Jonathan Tran on Stanley Cavell
As a Harvard graduate student Stanley Cavell was, in his words, “on the road toward a proper dissertation” when an encounter with the great Oxford philosopher J. L. Austin “knocked me off my horse.” Discovering Austin and reading Wittgenstein’s later thought led Cavell, who would be at Harvard for most of his career, to reimagine the work of philosophy, to discover “that moral discourse is not singly an order of public debate on issues known and taken to be of moment, but is a form of intimate examination, you might say private, by one soul of another. It teaches us to ask not alone, What is to be done?, but as well, What am I to do? And not just, Is what the other does acceptable?, but as well, How am I prepared to confront that other?”Cavell, who died Tuesday in Boston at the age of 91, went on to revolutionize not only important segments of professional philosophy, but also literary studies, political science, comparative literature, film theory, cultural anthropology, and religious studies. In fact, his impact in those other fields would come quicker than in philosophy, where the Julliard dropout’s rather musical manner of thinking and writing did not easily lend itself to philosophy’s penchant for precision and parsimony.
The major themes of Cavell’s work were beauty and companionship and estrangement, and he carefully examined both how our deepest intimacies distance us from one another and what moral growth looks like between acknowledging and avoiding the conditions of humanness. He marveled at how our modern obsessions with certainty threatened to rob us of our humanity; he wanted most to return to the fore what he called the human voice. His interlocutors included not only philosophical luminaries such as Jacques Derrida and John Rawls but also those human voices he discovered in Shakespeare’s plays and in early Hollywood comedies.

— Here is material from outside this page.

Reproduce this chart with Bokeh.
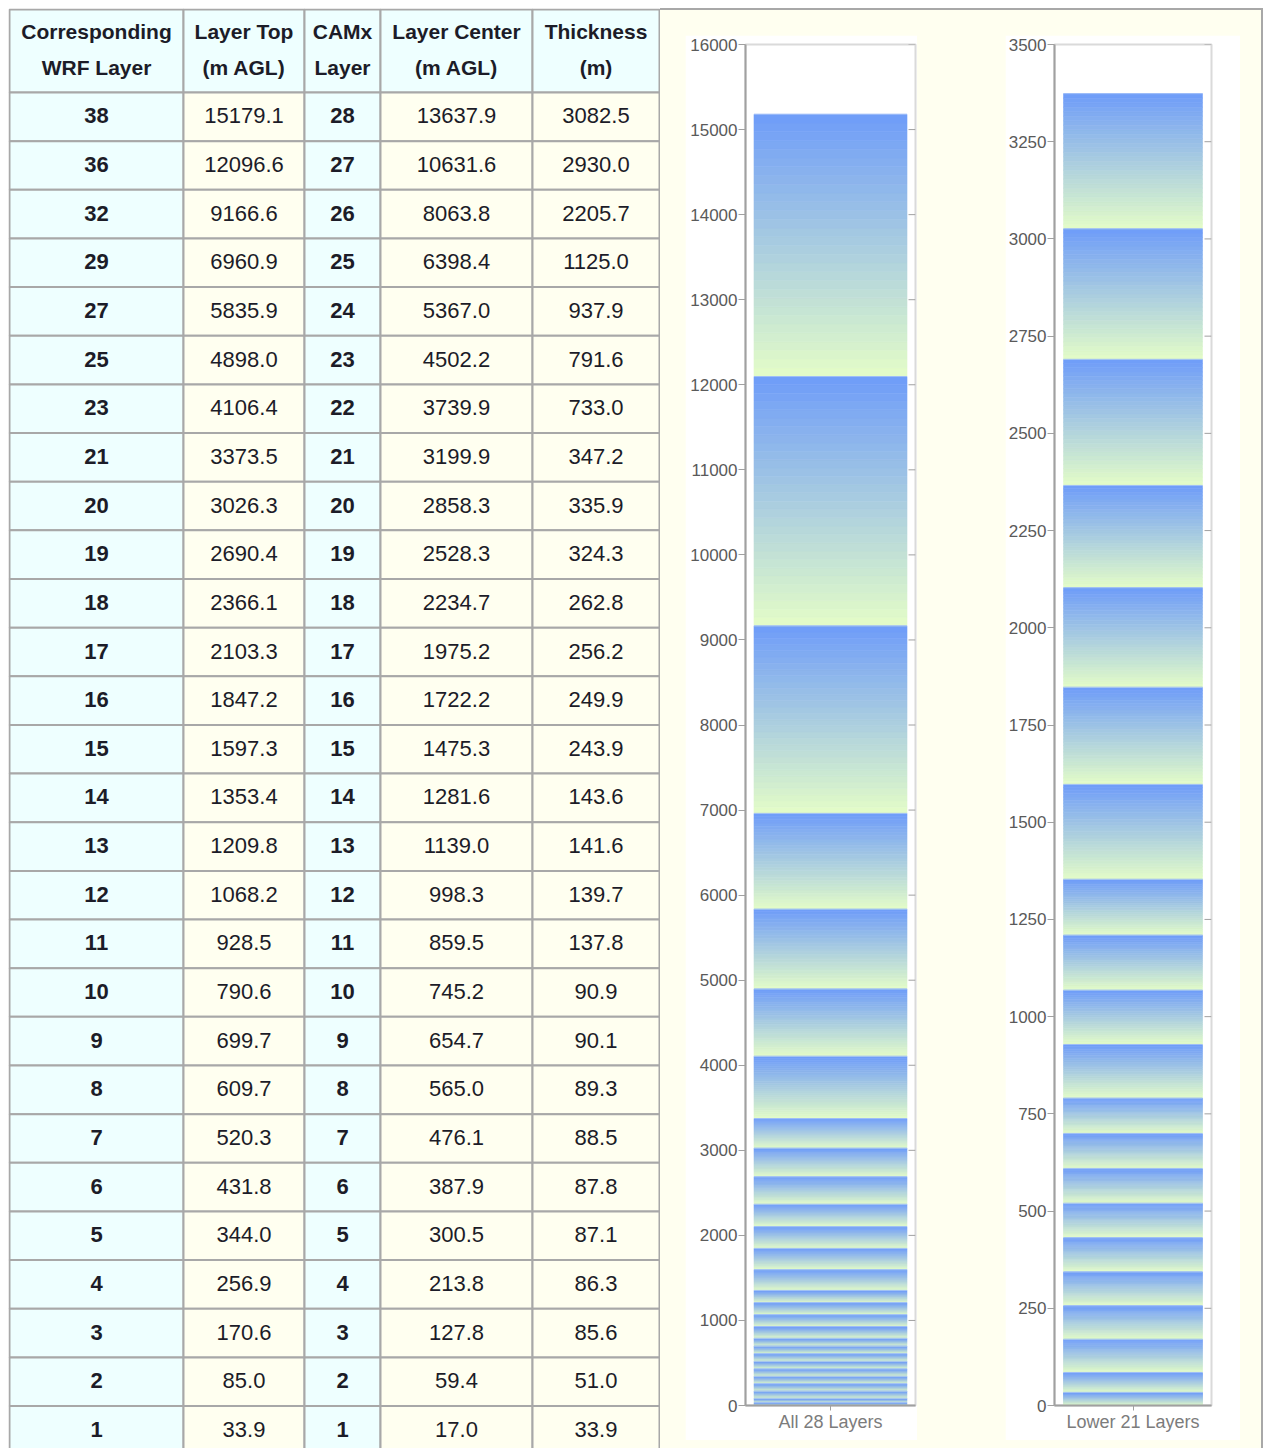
import numpy as np
from bokeh.plotting import figure
from bokeh.models import Range1d, FixedTicker, ColumnDataSource, Spacer
from bokeh.layouts import row, column
from bokeh.core.properties import value
from bokeh.embed import file_html
from bokeh.resources import INLINE

# ---------------- data ----------------
header_line1 = ["Corresponding", "Layer Top", "CAMx", "Layer Center", "Thickness"]
header_line2 = ["WRF Layer", "(m AGL)", "Layer", "(m AGL)", "(m)"]

wrf_layer = [38, 36, 32, 29, 27, 25, 23, 21, 20, 19, 18, 17, 16, 15, 14, 13, 12, 11, 10, 9, 8, 7, 6, 5, 4, 3, 2, 1]
layer_top = [15179.1, 12096.6, 9166.6, 6960.9, 5835.9, 4898.0, 4106.4, 3373.5, 3026.3, 2690.4,
             2366.1, 2103.3, 1847.2, 1597.3, 1353.4, 1209.8, 1068.2, 928.5, 790.6, 699.7,
             609.7, 520.3, 431.8, 344.0, 256.9, 170.6, 85.0, 33.9]
camx_layer = [28, 27, 26, 25, 24, 23, 22, 21, 20, 19, 18, 17, 16, 15, 14, 13, 12, 11, 10, 9, 8, 7, 6, 5, 4, 3, 2, 1]
layer_center = [13637.9, 10631.6, 8063.8, 6398.4, 5367.0, 4502.2, 3739.9, 3199.9, 2858.3, 2528.3,
                2234.7, 1975.2, 1722.2, 1475.3, 1281.6, 1139.0, 998.3, 859.5, 745.2, 654.7,
                565.0, 476.1, 387.9, 300.5, 213.8, 127.8, 59.4, 17.0]
thickness = [3082.5, 2930.0, 2205.7, 1125.0, 937.9, 791.6, 733.0, 347.2, 335.9, 324.3,
             262.8, 256.2, 249.9, 243.9, 143.6, 141.6, 139.7, 137.8, 90.9, 90.1,
             89.3, 88.5, 87.8, 87.1, 86.3, 85.6, 51.0, 33.9]

chart1_label = "All 28 Layers"
chart2_label = "Lower 21 Layers"
chart1_ticks = [0, 1000, 2000, 3000, 4000, 5000, 6000, 7000, 8000, 9000, 10000,
                11000, 12000, 13000, 14000, 15000, 16000]
chart2_ticks = [0, 250, 500, 750, 1000, 1250, 1500, 1750, 2000, 2250, 2500, 2750, 3000, 3250, 3500]
chart1_max = 16000
chart2_max = 3500
chart2_layers = 21

# ---------------- styling ----------------
FONT = "Liberation Sans"
CYAN = "#EEFFFF"
CREAM = "#FFFFF0"
GRID = "#A8A8A8"
TXT = "#1c1c28"
TOP_COL = np.array([0x70, 0x9E, 0xF8])
BOT_COL = np.array([0xE2, 0xFB, 0xC8])

# ---------------- table ----------------
TABLE_W, TABLE_H = 652, 1440
ROW_H = 48.65
HEAD_H = 84.0
col_edges = [1, 175, 296, 372, 524, 651]
col_fill = [CYAN, CREAM, CYAN, CREAM, CREAM]
col_bold = [True, False, True, False, False]

y_top = -HEAD_H / ROW_H
y_bottom = (TABLE_H - HEAD_H) / ROW_H

table = figure(width=TABLE_W, height=TABLE_H, x_range=Range1d(0, TABLE_W),
               y_range=Range1d(y_bottom, y_top), output_backend="svg",
               toolbar_location=None, min_border=0)
table.axis.visible = False
table.grid.visible = False
table.outline_line_color = None
table.background_fill_color = "white"
table.border_fill_color = "white"

columns_text = [
    [str(v) for v in wrf_layer],
    [f"{v:.1f}" for v in layer_top],
    [str(v) for v in camx_layer],
    [f"{v:.1f}" for v in layer_center],
    [f"{v:.1f}" for v in thickness],
]
n_rows = len(wrf_layer)

cl, cr, ct, cb, cf = [], [], [], [], []
for c in range(5):
    cl.append(col_edges[c]); cr.append(col_edges[c + 1])
    ct.append(y_top + 1.0 / ROW_H); cb.append(0.0); cf.append(CYAN)
    for i in range(n_rows):
        cl.append(col_edges[c]); cr.append(col_edges[c + 1])
        ct.append(i); cb.append(i + 1); cf.append(col_fill[c])
table.quad(left=cl, right=cr, top=ct, bottom=cb, fill_color=cf,
           line_color=GRID, line_width=2)

centers = [(col_edges[c] + col_edges[c + 1]) / 2 for c in range(5)]
table.text(x=centers, y=[(31 - 8 - HEAD_H) / ROW_H] * 5, text=header_line1,
           text_font=value(FONT), text_font_size="21px", text_font_style="bold",
           text_color=TXT, text_align="center", text_baseline="middle")
table.text(x=centers, y=[(67 - 8 - HEAD_H) / ROW_H] * 5, text=header_line2,
           text_font=value(FONT), text_font_size="21px", text_font_style="bold",
           text_color=TXT, text_align="center", text_baseline="middle")

for c in range(5):
    table.text(x=[centers[c]] * n_rows, y=[i + 0.48 for i in range(n_rows)],
               text=columns_text[c], text_font=value(FONT), text_font_size="22px",
               text_font_style="bold" if col_bold[c] else "normal",
               text_color=TXT, text_align="center", text_baseline="middle")


# ---------------- charts ----------------
def make_chart(tops, label, ticks, y_max, width, b_left, b_right, bar_w):
    p = figure(width=width, height=1405, x_range=Range1d(0, 1),
               y_range=Range1d(0, y_max), output_backend="svg", toolbar_location=None,
               min_border_left=b_left, min_border_right=b_right,
               min_border_top=9, min_border_bottom=35)
    p.background_fill_color = "white"
    p.border_fill_color = "white"
    p.grid.visible = False
    p.outline_line_color = "#DADADA"
    p.outline_line_width = 2

    tops_sorted = sorted(tops)
    bottoms = [0.0] + tops_sorted[:-1]
    N = 30
    bs, ts, cs = [], [], []
    for lo, hi in zip(bottoms, tops_sorted):
        for k in range(N):
            f = k / (N - 1)
            col = BOT_COL + (TOP_COL - BOT_COL) * f
            bs.append(lo + (hi - lo) * k / N)
            ts.append(lo + (hi - lo) * (k + 1) / N)
            cs.append("#%02x%02x%02x" % tuple(int(round(v)) for v in col))
    left = 0.5 - bar_w / 2
    right = 0.5 + bar_w / 2
    src = ColumnDataSource(dict(l=[left] * len(bs), r=[right] * len(bs), b=bs, t=ts, c=cs))
    p.quad(left="l", right="r", bottom="b", top="t", fill_color="c",
           line_color="c", line_width=0.6, source=src)
    p.segment(x0=[left] * len(tops_sorted), x1=[right] * len(tops_sorted),
              y0=tops_sorted, y1=tops_sorted, line_color="#9CBCF8", line_width=1)

    # inward ticks on the right frame edge
    frame_w = width - b_left - b_right
    p.segment(x0=[1 - 7.0 / frame_w] * len(ticks), x1=[1.0] * len(ticks), y0=ticks, y1=ticks,
              line_color="#A0A0A0", line_width=1)

    ya = p.yaxis[0]
    ya.ticker = FixedTicker(ticks=ticks)
    ya.minor_tick_line_color = None
    ya.axis_line_color = "#A0A0A0"
    ya.axis_line_width = 2
    ya.major_tick_line_color = "#A0A0A0"
    ya.major_tick_out = 7
    ya.major_tick_in = 0
    ya.major_label_standoff = 1
    ya.major_label_text_font = FONT
    ya.major_label_text_font_size = "17px"
    ya.major_label_text_color = "#5A5A5A"

    xa = p.xaxis[0]
    xa.ticker = FixedTicker(ticks=[0.5])
    xa.major_label_overrides = {0.5: label}
    xa.minor_tick_line_color = None
    xa.axis_line_color = "#A0A0A0"
    xa.axis_line_width = 2
    xa.major_tick_line_color = "#A0A0A0"
    xa.major_tick_out = 5
    xa.major_tick_in = 0
    xa.major_label_standoff = 1
    xa.major_label_text_font = FONT
    xa.major_label_text_font_size = "18px"
    xa.major_label_text_color = "#7C7C7C"
    return p


c1 = make_chart(layer_top, chart1_label, chart1_ticks, chart1_max, 232, 60, 2, 0.9)
c2 = make_chart(layer_top[-chart2_layers:], chart2_label, chart2_ticks, chart2_max, 235, 49, 29, 0.885)

right = row(Spacer(width=25), column(Spacer(height=27), c1, Spacer(height=8)), Spacer(width=88),
            column(Spacer(height=27), c2, Spacer(height=8)), Spacer(width=23),
            styles={"background-color": CREAM, "box-shadow": "inset -2px 2px 0 0 #A8A8A8"})
layout = column(Spacer(height=8), row(Spacer(width=8), table, right))

open("out.html", "w").write(file_html(layout, INLINE))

Inasmuch as he had a specialization, Cavell’s was our human life in words and he, along with Cora Diamond and James Conant, is credited with giving second life to a hitherto expiring mode of thought known as ordinary language philosophy. Cavell was fascinated by how language proves constitutive of what it means to be human, and was further fascinated by how much we humans want to deny that—probably, he thought, because of what the implications would demand of us. In a characteristically exquisite passage from the legendary fourth part of The Claim of Reason, Cavell wrote, “There is no assignable end to the depth of us to which language reaches; that nevertheless there is no end to our separateness. We are endlessly separate, for no reason. But then we are answerable for everything that comes between us; if not for causing it then for continuing it; if not for denying it then for affirming it; if not for it then to it.”
There is an emancipatory tone to Cavell’s writing, licensing in his readers intellectual possibilities they did not know existed. The somewhat religious devotion of his academic followers, including the many religious ones, can in part be explained by how his work reconciles them to the impulses that drove them to take up teaching and writing in the first place.
In his autobiography Little Did I Know, itself a stirring piece of philosophy, Cavell wrote that Austin changed the course of his life by helping him see that his “proper” academic plans left little room for surprise. While it is hard to imagine that there will be another like Stanley Cavell, such surprises are precisely what his life and work help us to imagine.
Jonathan Tran is Associate Professor of Religion (Theology and Ethics) at Baylor University, where he also serves as Faculty Steward of the Honors Residential College. His research focuses primarily on political theology, linguistic philosophy and contemporary ethics. This summer he is writing the forthcoming book Yellow Christianity: An Intervention on White and Black.